Exercise description.
Only the lines from the top of the listing below to the line that has "const series = [mental, auditif, visuel, moteur];" should be echoed, with both ends kept and pictures left out.
——————————
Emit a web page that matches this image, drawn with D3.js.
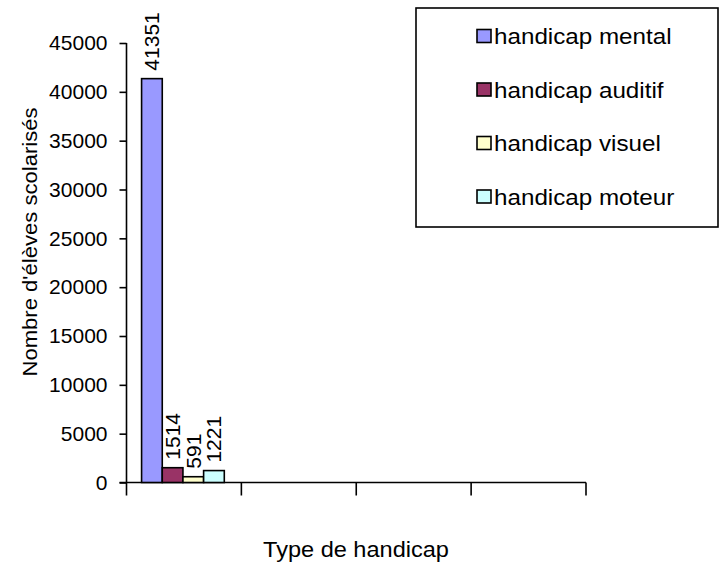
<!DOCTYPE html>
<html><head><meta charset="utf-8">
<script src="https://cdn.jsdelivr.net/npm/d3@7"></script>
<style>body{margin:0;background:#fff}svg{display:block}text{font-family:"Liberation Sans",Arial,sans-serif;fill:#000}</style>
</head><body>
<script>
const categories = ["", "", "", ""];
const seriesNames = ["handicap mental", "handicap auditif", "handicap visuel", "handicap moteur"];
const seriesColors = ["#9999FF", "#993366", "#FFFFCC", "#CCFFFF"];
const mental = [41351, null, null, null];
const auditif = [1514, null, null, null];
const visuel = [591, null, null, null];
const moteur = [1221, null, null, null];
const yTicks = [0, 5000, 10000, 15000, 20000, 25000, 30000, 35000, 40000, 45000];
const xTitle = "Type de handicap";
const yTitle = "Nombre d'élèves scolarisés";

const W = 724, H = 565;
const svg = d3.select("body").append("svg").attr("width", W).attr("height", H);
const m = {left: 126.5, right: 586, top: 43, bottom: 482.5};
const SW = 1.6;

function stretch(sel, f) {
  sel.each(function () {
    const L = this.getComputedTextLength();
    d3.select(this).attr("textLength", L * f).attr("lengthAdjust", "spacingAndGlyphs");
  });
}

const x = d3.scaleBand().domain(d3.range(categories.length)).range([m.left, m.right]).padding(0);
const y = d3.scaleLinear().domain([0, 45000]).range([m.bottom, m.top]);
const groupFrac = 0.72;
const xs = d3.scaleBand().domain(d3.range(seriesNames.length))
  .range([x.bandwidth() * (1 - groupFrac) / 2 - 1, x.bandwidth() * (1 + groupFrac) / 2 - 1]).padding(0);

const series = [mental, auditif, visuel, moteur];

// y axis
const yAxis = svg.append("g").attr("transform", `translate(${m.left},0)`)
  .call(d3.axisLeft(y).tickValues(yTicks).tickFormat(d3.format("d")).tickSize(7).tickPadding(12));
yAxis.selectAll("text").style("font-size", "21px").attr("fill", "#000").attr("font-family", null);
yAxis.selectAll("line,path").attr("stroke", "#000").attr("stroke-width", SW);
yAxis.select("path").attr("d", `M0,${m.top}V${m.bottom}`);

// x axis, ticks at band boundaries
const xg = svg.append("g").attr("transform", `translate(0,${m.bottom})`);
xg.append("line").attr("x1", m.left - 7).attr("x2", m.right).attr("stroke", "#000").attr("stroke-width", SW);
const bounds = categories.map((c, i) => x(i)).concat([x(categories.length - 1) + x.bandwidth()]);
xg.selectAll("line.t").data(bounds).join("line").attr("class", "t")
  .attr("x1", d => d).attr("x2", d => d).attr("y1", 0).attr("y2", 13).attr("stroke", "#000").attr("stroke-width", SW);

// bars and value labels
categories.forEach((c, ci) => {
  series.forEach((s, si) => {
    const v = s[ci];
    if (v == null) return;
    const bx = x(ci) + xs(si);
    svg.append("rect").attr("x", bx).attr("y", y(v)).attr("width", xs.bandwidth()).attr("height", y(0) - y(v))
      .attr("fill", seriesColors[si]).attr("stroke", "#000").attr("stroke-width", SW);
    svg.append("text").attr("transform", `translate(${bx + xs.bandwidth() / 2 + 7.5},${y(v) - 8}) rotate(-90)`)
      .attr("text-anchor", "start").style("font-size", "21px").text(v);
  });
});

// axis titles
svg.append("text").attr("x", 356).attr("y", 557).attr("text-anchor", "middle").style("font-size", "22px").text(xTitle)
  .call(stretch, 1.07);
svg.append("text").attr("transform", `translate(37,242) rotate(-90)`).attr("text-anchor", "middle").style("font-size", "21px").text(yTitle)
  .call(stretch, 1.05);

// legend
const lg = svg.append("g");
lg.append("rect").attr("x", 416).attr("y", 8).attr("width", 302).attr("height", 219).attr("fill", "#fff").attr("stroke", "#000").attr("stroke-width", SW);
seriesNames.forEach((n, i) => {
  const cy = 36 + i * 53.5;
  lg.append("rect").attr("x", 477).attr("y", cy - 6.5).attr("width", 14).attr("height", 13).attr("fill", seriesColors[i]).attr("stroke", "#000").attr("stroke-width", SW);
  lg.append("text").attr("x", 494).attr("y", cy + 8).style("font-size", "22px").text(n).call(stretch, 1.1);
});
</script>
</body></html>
——————————
Written reply.
Emit a web page that matches this image, drawn with D3.js.
<!DOCTYPE html>
<html><head><meta charset="utf-8">
<script src="https://cdn.jsdelivr.net/npm/d3@7"></script>
<style>body{margin:0;background:#fff}svg{display:block}text{font-family:"Liberation Sans",Arial,sans-serif;fill:#000}</style>
</head><body>
<script>
const categories = ["", "", "", ""];
const seriesNames = ["handicap mental", "handicap auditif", "handicap visuel", "handicap moteur"];
const seriesColors = ["#9999FF", "#993366", "#FFFFCC", "#CCFFFF"];
const mental = [41351, null, null, null];
const auditif = [1514, null, null, null];
const visuel = [591, null, null, null];
const moteur = [1221, null, null, null];
const yTicks = [0, 5000, 10000, 15000, 20000, 25000, 30000, 35000, 40000, 45000];
const xTitle = "Type de handicap";
const yTitle = "Nombre d'élèves scolarisés";

const W = 724, H = 565;
const svg = d3.select("body").append("svg").attr("width", W).attr("height", H);
const m = {left: 126.5, right: 586, top: 43, bottom: 482.5};
const SW = 1.6;

function stretch(sel, f) {
  sel.each(function () {
    const L = this.getComputedTextLength();
    d3.select(this).attr("textLength", L * f).attr("lengthAdjust", "spacingAndGlyphs");
  });
}

const x = d3.scaleBand().domain(d3.range(categories.length)).range([m.left, m.right]).padding(0);
const y = d3.scaleLinear().domain([0, 45000]).range([m.bottom, m.top]);
const groupFrac = 0.72;
const xs = d3.scaleBand().domain(d3.range(seriesNames.length))
  .range([x.bandwidth() * (1 - groupFrac) / 2 - 1, x.bandwidth() * (1 + groupFrac) / 2 - 1]).padding(0);

const series = [mental, auditif, visuel, moteur];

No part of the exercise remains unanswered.